■ **Supplied entries**
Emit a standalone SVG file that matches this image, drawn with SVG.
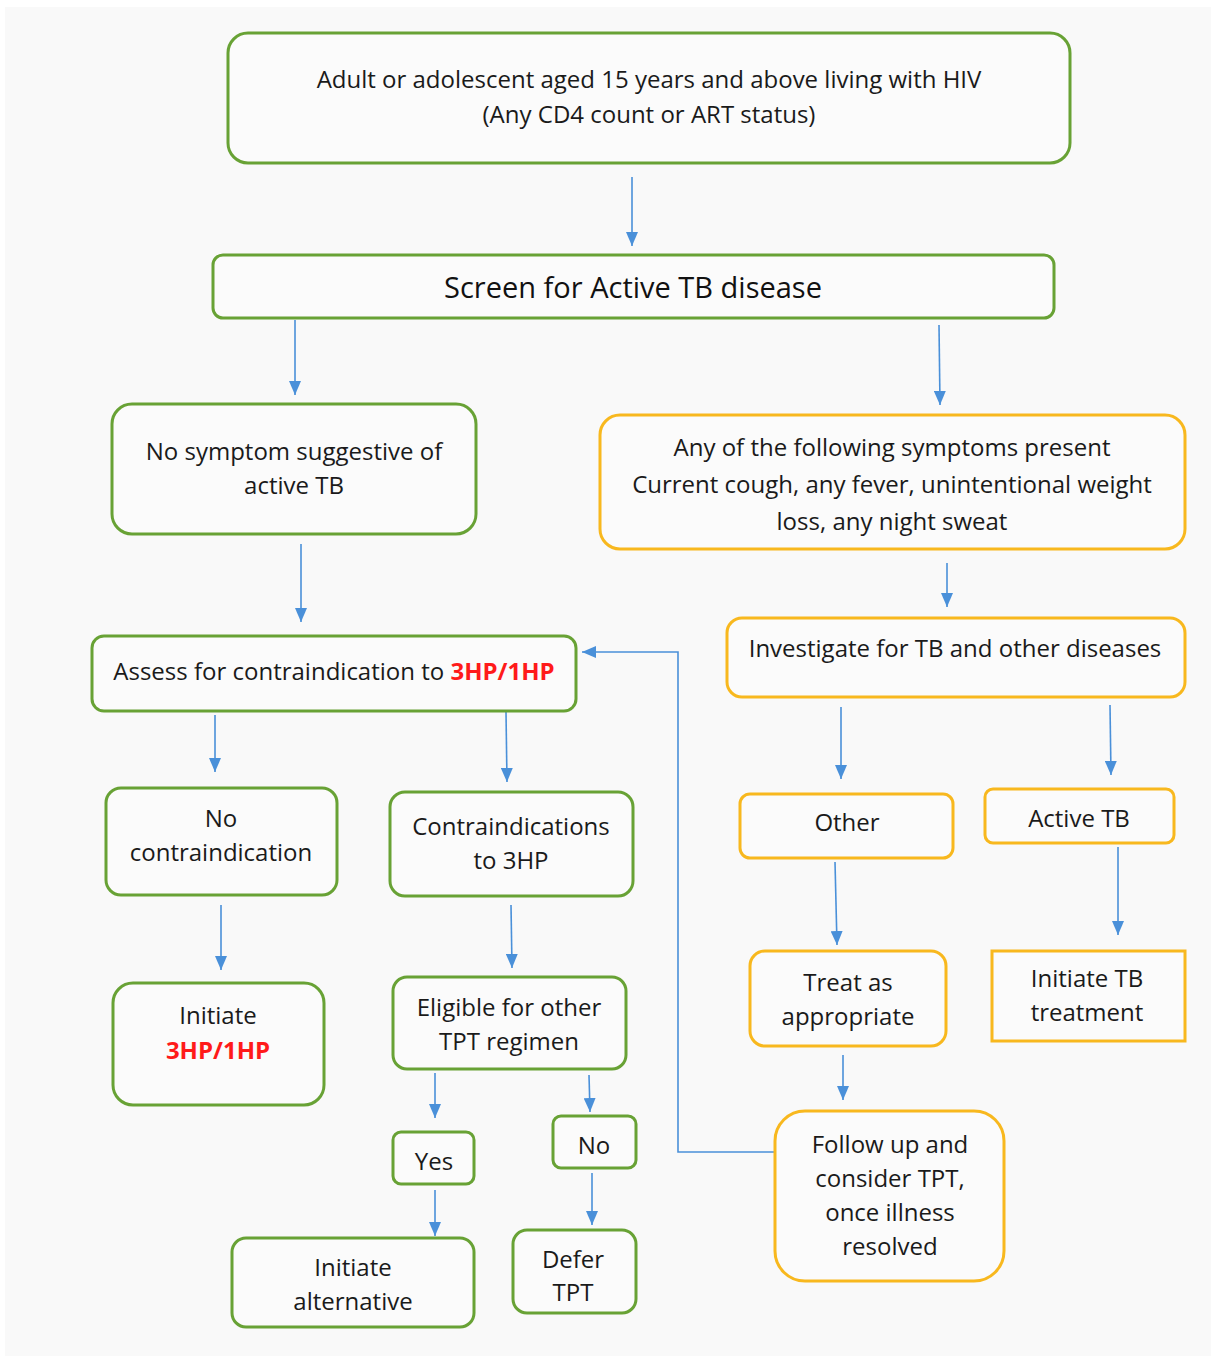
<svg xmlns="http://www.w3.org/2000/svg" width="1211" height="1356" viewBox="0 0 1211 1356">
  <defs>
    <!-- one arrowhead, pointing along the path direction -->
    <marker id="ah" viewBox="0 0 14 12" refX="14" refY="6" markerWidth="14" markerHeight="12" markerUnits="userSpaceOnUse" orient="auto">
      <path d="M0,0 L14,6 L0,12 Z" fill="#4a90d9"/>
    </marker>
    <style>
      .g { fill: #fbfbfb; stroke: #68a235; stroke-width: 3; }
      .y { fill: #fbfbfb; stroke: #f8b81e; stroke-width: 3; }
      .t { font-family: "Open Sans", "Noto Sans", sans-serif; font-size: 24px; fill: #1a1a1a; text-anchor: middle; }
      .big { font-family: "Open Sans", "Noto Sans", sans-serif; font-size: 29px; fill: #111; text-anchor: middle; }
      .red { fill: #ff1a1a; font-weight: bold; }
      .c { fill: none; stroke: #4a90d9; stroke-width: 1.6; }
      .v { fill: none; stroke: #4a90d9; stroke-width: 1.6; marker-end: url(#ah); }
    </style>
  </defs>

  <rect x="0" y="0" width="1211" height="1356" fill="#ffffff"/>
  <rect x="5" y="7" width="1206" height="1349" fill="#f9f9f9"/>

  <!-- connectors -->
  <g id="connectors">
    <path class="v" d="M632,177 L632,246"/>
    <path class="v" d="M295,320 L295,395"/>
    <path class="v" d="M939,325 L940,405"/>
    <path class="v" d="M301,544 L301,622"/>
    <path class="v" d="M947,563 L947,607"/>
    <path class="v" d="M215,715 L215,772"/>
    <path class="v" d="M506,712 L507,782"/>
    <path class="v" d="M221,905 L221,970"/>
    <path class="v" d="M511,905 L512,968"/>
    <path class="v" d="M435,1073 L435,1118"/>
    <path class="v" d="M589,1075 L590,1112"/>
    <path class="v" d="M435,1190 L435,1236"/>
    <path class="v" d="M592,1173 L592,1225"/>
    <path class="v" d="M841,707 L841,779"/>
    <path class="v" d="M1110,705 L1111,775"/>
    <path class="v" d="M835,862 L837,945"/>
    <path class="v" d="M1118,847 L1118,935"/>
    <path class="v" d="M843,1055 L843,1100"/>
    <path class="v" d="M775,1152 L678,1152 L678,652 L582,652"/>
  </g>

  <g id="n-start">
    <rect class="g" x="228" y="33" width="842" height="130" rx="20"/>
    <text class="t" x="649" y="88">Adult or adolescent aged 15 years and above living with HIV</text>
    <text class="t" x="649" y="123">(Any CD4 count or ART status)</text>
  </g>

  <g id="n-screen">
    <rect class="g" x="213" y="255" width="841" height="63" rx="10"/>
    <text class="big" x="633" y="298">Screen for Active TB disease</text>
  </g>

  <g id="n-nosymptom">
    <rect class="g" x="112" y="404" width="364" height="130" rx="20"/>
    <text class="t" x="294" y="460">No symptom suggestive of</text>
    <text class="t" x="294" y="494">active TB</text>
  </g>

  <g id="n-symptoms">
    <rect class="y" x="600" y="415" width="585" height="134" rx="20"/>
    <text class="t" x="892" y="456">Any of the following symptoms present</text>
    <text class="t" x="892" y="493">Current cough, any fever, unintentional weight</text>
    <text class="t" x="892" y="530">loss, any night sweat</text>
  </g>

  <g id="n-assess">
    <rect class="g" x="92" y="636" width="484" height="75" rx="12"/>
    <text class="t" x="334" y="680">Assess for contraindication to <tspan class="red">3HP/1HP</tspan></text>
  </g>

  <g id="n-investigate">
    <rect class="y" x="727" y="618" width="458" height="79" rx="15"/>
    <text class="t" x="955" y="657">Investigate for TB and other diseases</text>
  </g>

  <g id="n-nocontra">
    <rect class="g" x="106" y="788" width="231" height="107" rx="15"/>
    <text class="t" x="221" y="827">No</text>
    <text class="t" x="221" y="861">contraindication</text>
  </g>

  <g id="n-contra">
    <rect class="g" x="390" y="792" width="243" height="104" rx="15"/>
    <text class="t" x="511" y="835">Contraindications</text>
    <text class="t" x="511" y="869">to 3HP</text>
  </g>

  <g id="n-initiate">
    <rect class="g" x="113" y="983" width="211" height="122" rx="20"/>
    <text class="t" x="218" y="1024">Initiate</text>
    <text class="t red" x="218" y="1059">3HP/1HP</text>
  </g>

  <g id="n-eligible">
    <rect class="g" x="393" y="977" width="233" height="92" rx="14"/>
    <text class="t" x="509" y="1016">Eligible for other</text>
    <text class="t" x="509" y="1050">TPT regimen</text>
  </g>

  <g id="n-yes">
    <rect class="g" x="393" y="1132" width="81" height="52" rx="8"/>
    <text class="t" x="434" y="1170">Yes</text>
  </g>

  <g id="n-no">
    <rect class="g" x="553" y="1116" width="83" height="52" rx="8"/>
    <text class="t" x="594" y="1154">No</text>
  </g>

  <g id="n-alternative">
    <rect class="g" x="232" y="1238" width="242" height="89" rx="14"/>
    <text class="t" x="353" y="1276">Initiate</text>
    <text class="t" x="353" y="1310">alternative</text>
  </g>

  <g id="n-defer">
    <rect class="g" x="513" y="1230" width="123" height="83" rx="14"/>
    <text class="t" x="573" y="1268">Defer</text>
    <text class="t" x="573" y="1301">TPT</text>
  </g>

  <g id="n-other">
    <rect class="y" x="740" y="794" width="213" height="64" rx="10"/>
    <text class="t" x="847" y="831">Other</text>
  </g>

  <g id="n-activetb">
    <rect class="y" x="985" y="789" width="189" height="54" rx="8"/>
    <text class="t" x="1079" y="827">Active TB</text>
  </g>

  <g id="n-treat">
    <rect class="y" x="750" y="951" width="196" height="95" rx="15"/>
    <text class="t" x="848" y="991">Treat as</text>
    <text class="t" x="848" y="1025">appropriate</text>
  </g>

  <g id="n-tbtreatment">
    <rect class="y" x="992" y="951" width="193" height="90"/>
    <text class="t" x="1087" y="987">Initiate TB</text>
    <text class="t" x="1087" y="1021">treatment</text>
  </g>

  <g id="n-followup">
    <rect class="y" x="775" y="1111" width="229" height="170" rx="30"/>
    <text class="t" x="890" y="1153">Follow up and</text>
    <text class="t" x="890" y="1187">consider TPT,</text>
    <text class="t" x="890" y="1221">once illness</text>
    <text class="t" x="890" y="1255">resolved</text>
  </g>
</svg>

* * *

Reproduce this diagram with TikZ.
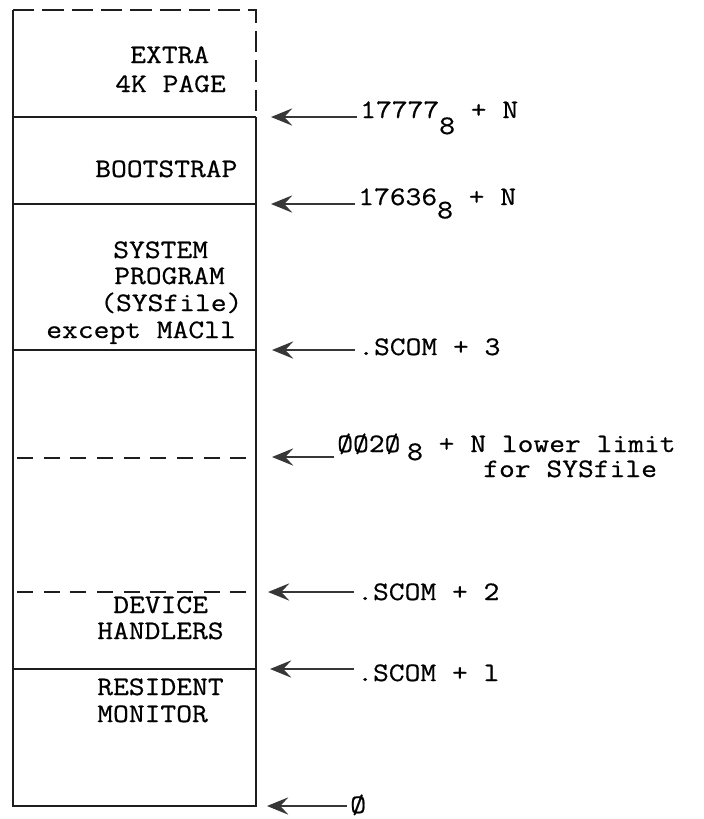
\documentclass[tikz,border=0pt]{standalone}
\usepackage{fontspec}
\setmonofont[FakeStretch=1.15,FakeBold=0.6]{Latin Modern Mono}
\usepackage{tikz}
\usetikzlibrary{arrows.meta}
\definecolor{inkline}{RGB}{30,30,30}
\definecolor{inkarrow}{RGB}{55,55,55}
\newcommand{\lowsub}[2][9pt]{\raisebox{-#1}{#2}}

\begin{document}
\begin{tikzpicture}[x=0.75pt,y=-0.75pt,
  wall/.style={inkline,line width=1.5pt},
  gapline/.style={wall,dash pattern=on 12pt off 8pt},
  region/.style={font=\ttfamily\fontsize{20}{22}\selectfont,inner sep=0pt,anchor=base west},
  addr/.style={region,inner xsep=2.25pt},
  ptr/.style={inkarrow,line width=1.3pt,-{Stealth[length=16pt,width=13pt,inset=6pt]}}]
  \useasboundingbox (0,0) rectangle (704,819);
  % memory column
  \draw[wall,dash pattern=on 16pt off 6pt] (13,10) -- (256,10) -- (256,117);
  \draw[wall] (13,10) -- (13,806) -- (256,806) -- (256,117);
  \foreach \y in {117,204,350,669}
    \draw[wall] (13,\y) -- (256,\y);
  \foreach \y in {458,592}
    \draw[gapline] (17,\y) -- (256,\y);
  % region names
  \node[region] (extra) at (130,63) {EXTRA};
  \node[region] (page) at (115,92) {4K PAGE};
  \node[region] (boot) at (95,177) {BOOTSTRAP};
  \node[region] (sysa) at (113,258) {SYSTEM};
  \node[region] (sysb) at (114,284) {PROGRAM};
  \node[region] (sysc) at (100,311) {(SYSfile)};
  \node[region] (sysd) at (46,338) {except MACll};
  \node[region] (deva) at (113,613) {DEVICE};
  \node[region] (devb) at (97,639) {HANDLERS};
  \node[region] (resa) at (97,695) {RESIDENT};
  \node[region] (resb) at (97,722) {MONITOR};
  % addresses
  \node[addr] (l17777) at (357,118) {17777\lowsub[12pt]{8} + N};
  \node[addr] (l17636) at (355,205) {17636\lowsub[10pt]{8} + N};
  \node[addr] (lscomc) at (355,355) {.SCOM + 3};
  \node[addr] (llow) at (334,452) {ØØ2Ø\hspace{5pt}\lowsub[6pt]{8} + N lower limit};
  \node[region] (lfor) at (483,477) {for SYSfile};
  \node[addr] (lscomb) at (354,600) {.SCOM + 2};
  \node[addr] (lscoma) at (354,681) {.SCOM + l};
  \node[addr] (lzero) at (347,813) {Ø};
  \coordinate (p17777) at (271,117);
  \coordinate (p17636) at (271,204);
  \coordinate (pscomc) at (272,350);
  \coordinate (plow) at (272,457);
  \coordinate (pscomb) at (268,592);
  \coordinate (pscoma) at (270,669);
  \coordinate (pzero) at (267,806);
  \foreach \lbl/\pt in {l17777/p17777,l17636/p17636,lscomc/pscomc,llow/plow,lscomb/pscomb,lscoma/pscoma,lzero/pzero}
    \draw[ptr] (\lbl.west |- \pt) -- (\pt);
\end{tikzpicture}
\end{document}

---

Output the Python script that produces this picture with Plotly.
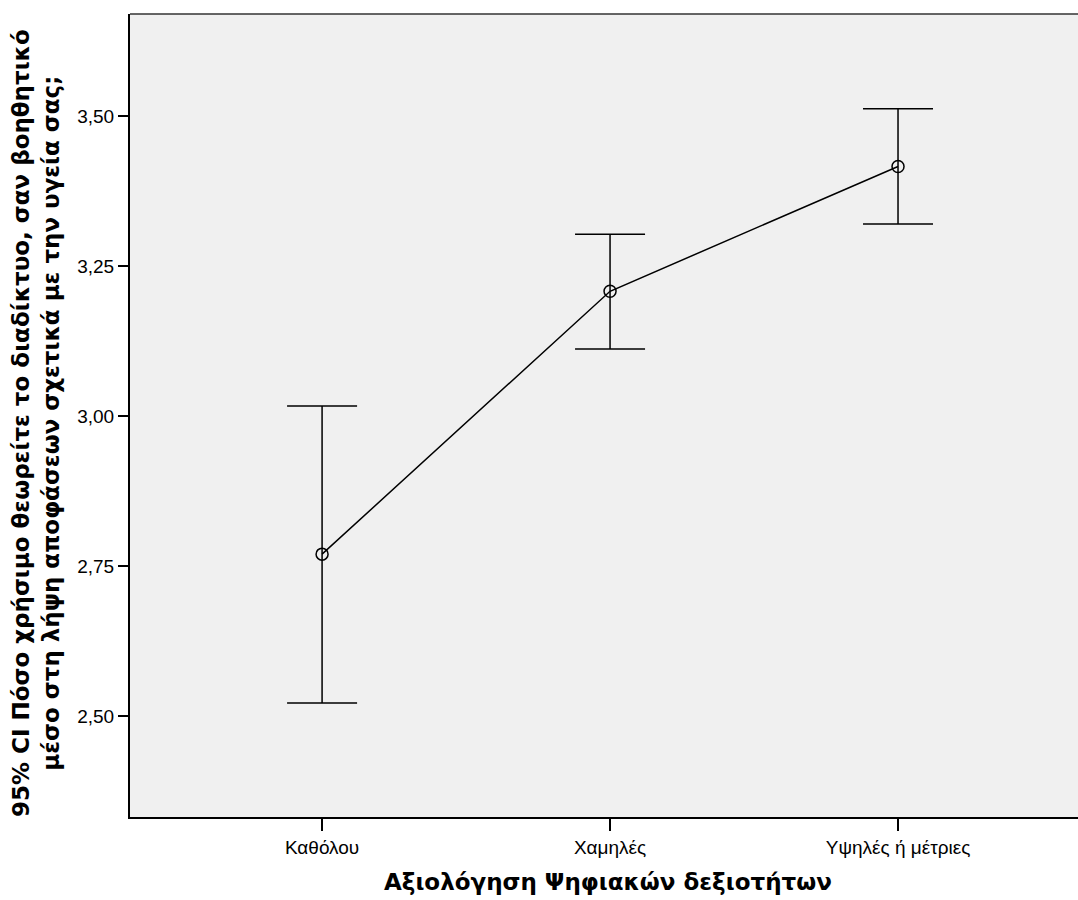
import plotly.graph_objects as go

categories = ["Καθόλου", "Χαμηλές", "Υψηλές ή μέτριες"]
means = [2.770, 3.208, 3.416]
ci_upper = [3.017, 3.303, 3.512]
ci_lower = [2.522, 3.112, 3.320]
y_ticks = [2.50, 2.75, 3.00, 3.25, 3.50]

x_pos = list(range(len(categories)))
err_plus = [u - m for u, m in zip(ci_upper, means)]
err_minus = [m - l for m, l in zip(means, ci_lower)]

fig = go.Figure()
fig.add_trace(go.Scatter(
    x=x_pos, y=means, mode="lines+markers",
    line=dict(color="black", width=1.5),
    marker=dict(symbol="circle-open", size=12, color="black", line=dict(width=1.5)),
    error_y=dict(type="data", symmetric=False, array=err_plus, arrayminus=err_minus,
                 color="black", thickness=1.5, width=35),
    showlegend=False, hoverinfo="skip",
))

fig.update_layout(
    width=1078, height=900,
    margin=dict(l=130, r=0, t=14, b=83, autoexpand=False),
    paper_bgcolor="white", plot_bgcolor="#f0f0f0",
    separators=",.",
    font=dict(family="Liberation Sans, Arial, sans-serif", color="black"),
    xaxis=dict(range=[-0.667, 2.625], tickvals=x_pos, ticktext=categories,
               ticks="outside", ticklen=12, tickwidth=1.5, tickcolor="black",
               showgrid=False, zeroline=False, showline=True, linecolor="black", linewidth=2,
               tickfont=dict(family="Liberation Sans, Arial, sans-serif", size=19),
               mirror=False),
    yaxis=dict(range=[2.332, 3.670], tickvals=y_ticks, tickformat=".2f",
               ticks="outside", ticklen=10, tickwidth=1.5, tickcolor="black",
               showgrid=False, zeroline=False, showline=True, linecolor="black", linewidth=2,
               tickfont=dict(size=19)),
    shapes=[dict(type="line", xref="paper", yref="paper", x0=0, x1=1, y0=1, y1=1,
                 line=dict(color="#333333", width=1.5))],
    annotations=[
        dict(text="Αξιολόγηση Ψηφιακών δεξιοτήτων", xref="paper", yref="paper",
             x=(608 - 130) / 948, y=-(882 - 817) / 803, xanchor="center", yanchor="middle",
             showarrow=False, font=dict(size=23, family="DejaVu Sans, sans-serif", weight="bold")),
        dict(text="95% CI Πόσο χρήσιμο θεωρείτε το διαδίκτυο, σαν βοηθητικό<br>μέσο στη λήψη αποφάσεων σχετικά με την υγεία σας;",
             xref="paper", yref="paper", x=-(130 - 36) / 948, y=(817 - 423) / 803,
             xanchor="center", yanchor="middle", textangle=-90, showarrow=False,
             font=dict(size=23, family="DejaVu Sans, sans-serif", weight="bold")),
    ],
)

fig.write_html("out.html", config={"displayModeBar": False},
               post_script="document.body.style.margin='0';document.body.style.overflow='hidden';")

■ **What you are asked to do**
Scan the listing above and identify each line holding the string "that"; copy every such line.

■ **Task response**
Emit a standalone SVG file that matches this image, drawn with SVG.
Output the Python script that produces this picture with Plotly.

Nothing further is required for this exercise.